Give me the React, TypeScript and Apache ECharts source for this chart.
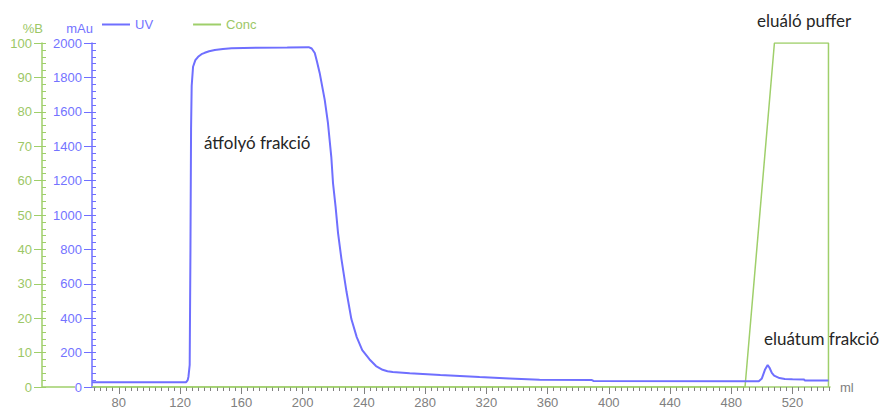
import React, { useEffect, useRef } from "react";
import * as echarts from "echarts";

// UV absorbance trace (ml, mAu)
const uvVolume = [
  62.5, 124, 125, 125.5, 126.3, 126.8, 127.2, 127.6, 128.5, 130, 131.8, 134, 136.1, 139, 142.7, 148, 153.6,
  170, 190, 204, 206, 208, 209.5, 211.2, 214.5, 216.6, 218.8, 219.9, 221.6, 223.2, 225.4, 228.7, 231.9,
  235.4, 239, 243.8, 248, 252.3, 255.5, 258.9, 270, 290, 315.6, 335, 354.8, 389, 390, 498, 500, 502,
  503.8, 505, 506.5, 508, 511.5, 515, 520, 527.5, 528, 543.5,
];
const uvAbsorbance = [
  28, 28, 40, 60, 128, 800, 1500, 1750, 1862, 1900, 1920, 1935, 1943, 1952, 1959, 1965, 1969,
  1972, 1974, 1976, 1968, 1942, 1890, 1826, 1669, 1535, 1337, 1186, 1047, 895, 745, 555, 395,
  290, 215, 160, 122, 100, 92, 87, 80, 70, 58, 50, 42, 40, 35, 34, 50, 100,
  128, 112, 82, 66, 52, 47, 45, 44, 38, 38,
];

// Buffer B concentration (ml, %B)
const concVolume = [62.5, 489, 508.2, 543.5, 543.5];
const concPercent = [0, 0, 100, 100, 0];

// Axis ticks
const volumeLabels = [80, 120, 160, 200, 240, 280, 320, 360, 400, 440, 480, 520];
const volumeMinorTicks: number[] = [];
for (let v = 64; v <= 544; v += 4) volumeMinorTicks.push(v);

const UV_COLOR = "#6f6fff";
const CONC_COLOR = "#9fcf6a";
const UV_TEXT = "#7373ff";
const CONC_TEXT = "#9cc766";
const GRAY = "#808080";

export default function App() {
  const ref = useRef<HTMLDivElement>(null);

  useEffect(() => {
    if (!ref.current) return;
    const chart = echarts.init(ref.current, null, { renderer: "svg" });
    const labelFont = { fontFamily: "Arial, 'Liberation Sans', sans-serif", fontSize: 13 };
    const noteFont = "17px Lato, 'Open Sans', sans-serif";
    const plain = (v: number) => String(v);

    chart.setOption({
      animation: false,
      backgroundColor: "#ffffff",
      grid: { left: 92, right: 51, top: 43, bottom: 24, containLabel: false },
      legend: {
        left: 97,
        top: 13,
        icon: "rect",
        itemWidth: 28,
        itemHeight: 2,
        itemGap: 40,
        data: [
          { name: "UV", textStyle: { color: UV_TEXT } },
          { name: "Conc", textStyle: { color: CONC_TEXT } },
        ],
        textStyle: { ...labelFont },
      },
      xAxis: [
        {
          type: "value",
          min: 62.5,
          max: 544.5,
          position: "bottom",
          name: "ml",
          nameLocation: "end",
          nameGap: 10,
          nameTextStyle: { ...labelFont, color: GRAY, verticalAlign: "middle", align: "left" },
          axisLine: { show: true, lineStyle: { color: CONC_COLOR, width: 1.5 } },
          axisTick: { show: true, length: 7, lineStyle: { color: GRAY }, customValues: volumeLabels },
          axisLabel: { ...labelFont, color: GRAY, margin: 9, customValues: volumeLabels, formatter: plain },
          splitLine: { show: false },
        },
        {
          type: "value",
          min: 62.5,
          max: 544.5,
          position: "bottom",
          axisLine: { show: false },
          axisTick: { show: true, length: 4, lineStyle: { color: GRAY }, customValues: volumeMinorTicks },
          axisLabel: { show: false },
          splitLine: { show: false },
        },
      ],
      yAxis: [
        {
          type: "value",
          min: 0,
          max: 2000,
          interval: 200,
          position: "left",
          offset: 0,
          name: "mAu",
          nameLocation: "end",
          nameGap: 8,
          nameTextStyle: { ...labelFont, color: UV_TEXT, align: "right", verticalAlign: "bottom", padding: [0, -1, 0, 0] },
          axisLine: { show: true, lineStyle: { color: UV_COLOR, width: 1.5 } },
          axisTick: { show: true, length: 8, lineStyle: { color: UV_COLOR } },
          axisLabel: { ...labelFont, color: UV_TEXT, margin: 10, formatter: plain },
          splitLine: { show: false },
        },
        {
          type: "value",
          min: 0,
          max: 2000,
          interval: 40,
          position: "left",
          offset: 0,
          axisLine: { show: false },
          axisTick: { show: true, inside: true, length: 4, lineStyle: { color: UV_COLOR } },
          axisLabel: { show: false },
          splitLine: { show: false },
        },
        {
          type: "value",
          min: 0,
          max: 100,
          interval: 10,
          position: "left",
          offset: 50,
          name: "%B",
          nameLocation: "end",
          nameGap: 8,
          nameTextStyle: { ...labelFont, color: CONC_TEXT, align: "right", verticalAlign: "bottom", padding: [0, -1, 0, 0] },
          axisLine: { show: true, lineStyle: { color: CONC_COLOR, width: 1.5 } },
          axisTick: { show: true, length: 8, lineStyle: { color: CONC_COLOR } },
          axisLabel: { ...labelFont, color: CONC_TEXT, margin: 10, formatter: plain },
          splitLine: { show: false },
        },
        {
          type: "value",
          min: 0,
          max: 100,
          interval: 2,
          position: "left",
          offset: 50,
          axisLine: { show: false },
          axisTick: { show: true, inside: true, length: 4, lineStyle: { color: CONC_COLOR } },
          axisLabel: { show: false },
          splitLine: { show: false },
        },
      ],
      graphic: [
        {
          type: "line",
          shape: { x1: 42, y1: 387, x2: 75, y2: 387 },
          style: { stroke: CONC_COLOR, lineWidth: 1.5 },
        },
        {
          type: "text",
          left: 204,
          top: 134,
          style: { text: "átfolyó frakció", font: noteFont, fill: "#262626" },
        },
        {
          type: "text",
          left: 757,
          top: 12,
          style: { text: "eluáló puffer", font: noteFont, fill: "#262626" },
        },
        {
          type: "text",
          left: 764,
          top: 330,
          style: { text: "eluátum frakció", font: noteFont, fill: "#262626" },
        },
      ],
      series: [
        {
          name: "UV",
          type: "line",
          xAxisIndex: 0,
          yAxisIndex: 0,
          showSymbol: false,
          symbol: "none",
          lineStyle: { color: UV_COLOR, width: 2 },
          itemStyle: { color: UV_COLOR },
          data: uvVolume.map((v, i) => [v, uvAbsorbance[i]]),
          z: 3,
        },
        {
          name: "Conc",
          type: "line",
          xAxisIndex: 0,
          yAxisIndex: 2,
          showSymbol: false,
          symbol: "none",
          lineStyle: { color: CONC_COLOR, width: 1.5 },
          itemStyle: { color: CONC_COLOR },
          data: concVolume.map((v, i) => [v, concPercent[i]]),
          z: 2,
        },
      ],
    });

    return () => chart.dispose();
  }, []);

  return (
    <div
      ref={ref}
      style={{ position: "fixed", left: 0, top: 0, width: 881, height: 411, background: "#fff" }}
    />
  );
}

- **WRITTEN EXERCISE**
Begin at the first line of the material and copy each line exactly through the one containing "import * as". Omit pictures.

- **ANSWER**
Give me the React, TypeScript and Apache ECharts source for this chart.
import React, { useEffect, useRef } from "react";
import * as echarts from "echarts";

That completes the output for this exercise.